Originally Posted by Mr. Bean
Im not convinced of it yet, but I was aware that they did hit an Al-Jazeera station previously as Glen mentioned. It would be easy to do a hit and call it an "accident" or "friendly fire".
No. The difference is exactly that there'd be no way of calling this a mistake if they did a hit on al-Jazeera in Dubai.
"Ups - one of our plains dropped a bomb while flying over friendly territory, and it just happened to hit al-Jazeera, who we've already bombed twice in other countries. Third mistake, sorry. Our bad".
Doesn't work. It would be seriously damaging in the region and I promise you that journalists from even normally friendly sources would be straining against their leashes.
AMO: I must admit I do not have any problems believing first of all that Bush could have uttered this as an intention. I don't have any problems believing that a military agency would draft a 'scenario' for hitting al-Jazeera even if it's in Dubai. After all - there's been lots of examples of less imaginable actions being 'considered' at scenario level.
What I do have major problems believing is that the diplomats and bureaucrats in Washington/Pentagon would not shoot such an idea down before it could ever be carried out.
As such I think this is 'just' very bad publicity for Bush, who could be stood up as raging moron (again
) if the memo get's published in full.
What is indicative of the memo's veracity is the almost unprecedented action on behalf of Downing Street (at least in recent history) to issue a threat to prosecute the printing of the memo itself, as it would constitute a breach of the laws on publishing classified documents.

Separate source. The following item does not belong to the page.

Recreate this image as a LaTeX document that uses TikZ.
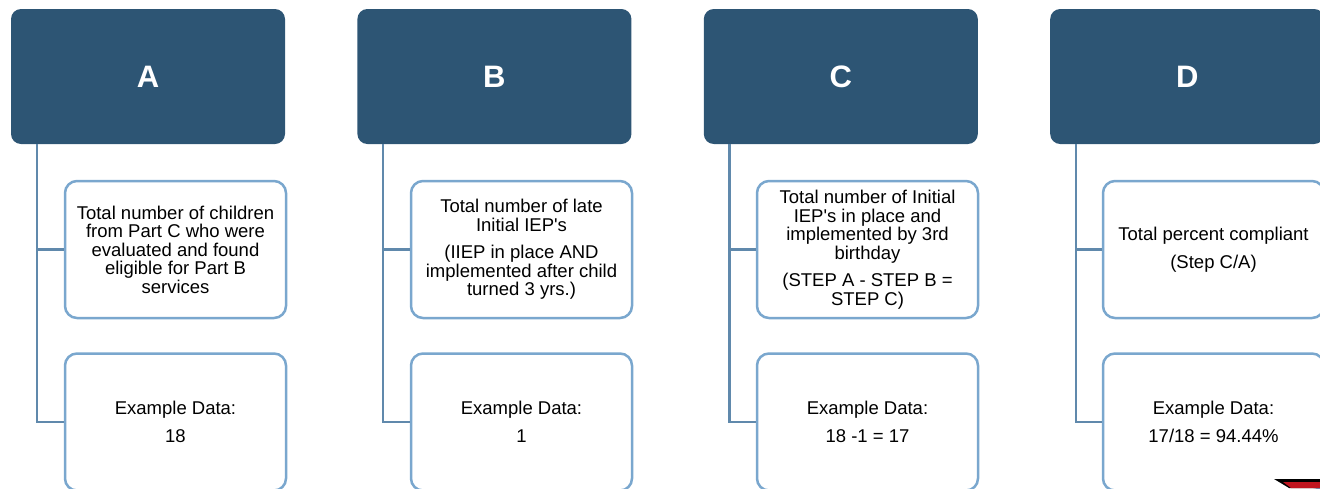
\documentclass[tikz,border=0pt]{standalone}
\usepackage{fontspec}
\setmainfont{Liberation Sans}[Ligatures=TeXOff]
\usepackage{xcolor}
\usepackage{tikz}
\usetikzlibrary{positioning}
\definecolor{headblue}{RGB}{45,85,116}
\definecolor{boxblue}{RGB}{122,167,206}
\definecolor{lineblue}{RGB}{96,137,172}
\definecolor{markred}{RGB}{192,22,32}

\begin{document}
\begin{tikzpicture}[
    x=1pt,y=-1pt,
    header/.style={rectangle,rounded corners=10pt,fill=headblue,text=white,minimum width=274pt,minimum height=135pt,inner sep=0pt,font=\fontsize{31}{31}\selectfont\bfseries},
    stepbox/.style={rectangle,rounded corners=12pt,draw=boxblue,fill=white,line width=2.5pt,minimum width=221pt,minimum height=137pt,inner sep=0pt,align=center,font=\fontsize{18.5}{18.5}\selectfont},
    link/.style={draw=lineblue,line width=2.5pt},
    node distance=72pt
]
    \useasboundingbox (0,0) rectangle (1320,488);
    \clip (0,0) rectangle (1320,488);

    \node[header] (hA) at (148,76.5) {A};
    \node[header,right=of hA] (hB) {B};
    \node[header,right=of hB] (hC) {C};
    \node[header,right=of hC] (hD) {D};

    \node[stepbox] (a1) at (175.5,249.5) {Total number of children\\from Part C who were\\evaluated and found\\eligible for Part B\\services};
    \node[stepbox] (a2) at (175.5,422) {Example Data:\\[9pt]18};
    \node[stepbox] (b1) at (521.5,249.5) {Total number of late\\Initial IEP's\\[9pt](IIEP in place AND\\implemented after child\\turned 3 yrs.)};
    \node[stepbox] (b2) at (521.5,422) {Example Data:\\[9pt]1};
    \node[stepbox] (c1) at (867.5,249.5) {Total number of Initial\\IEP's in place and\\implemented by 3rd\\birthday\\[9pt](STEP A - STEP B =\\STEP C)};
    \node[stepbox] (c2) at (867.5,422) {Example Data:\\[9pt]18 -1 = 17};
    \node[stepbox] (d1) at (1213.5,249.5) {Total percent compliant\\[9pt](Step C/A)};
    \node[stepbox] (d2) at (1213.5,422) {Example Data:\\[9pt]17/18 = 94.44\%};

    \draw[link] ([xshift=26pt]hA.south west) |- (a1.west);
    \draw[link] ([xshift=26pt]hA.south west) |- (a2.west);
    \draw[link] ([xshift=26pt]hB.south west) |- (b1.west);
    \draw[link] ([xshift=26pt]hB.south west) |- (b2.west);
    \draw[link] ([xshift=26pt]hC.south west) |- (c1.west);
    \draw[link] ([xshift=26pt]hC.south west) |- (c2.west);
    \draw[link] ([xshift=26pt]hD.south west) |- (d1.west);
    \draw[link] ([xshift=26pt]hD.south west) |- (d2.west);

    % corner mark
    \fill[black] (1274,479) -- (1320,479) -- (1320,488) -- (1289,488) -- cycle;
    \fill[markred] (1283,482) -- (1320,482) -- (1320,488) -- (1291,488) -- cycle;
\end{tikzpicture}
\end{document}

This is novel, considering that even very damaging/delicate papers have previously been allowed to go into print.
Futhermore it substantiates that you can find wordings like The Mirrors article printed yesterday in the actual memo, because nr. 10 issuing such a threat to editors is VERY bad press to begin with because of the freedom to speculate it offers/the thought it provokes that 'they have something to hide', and there'd be no reason to break with tradition if the alternative of the memo getting public wasn't considered worse.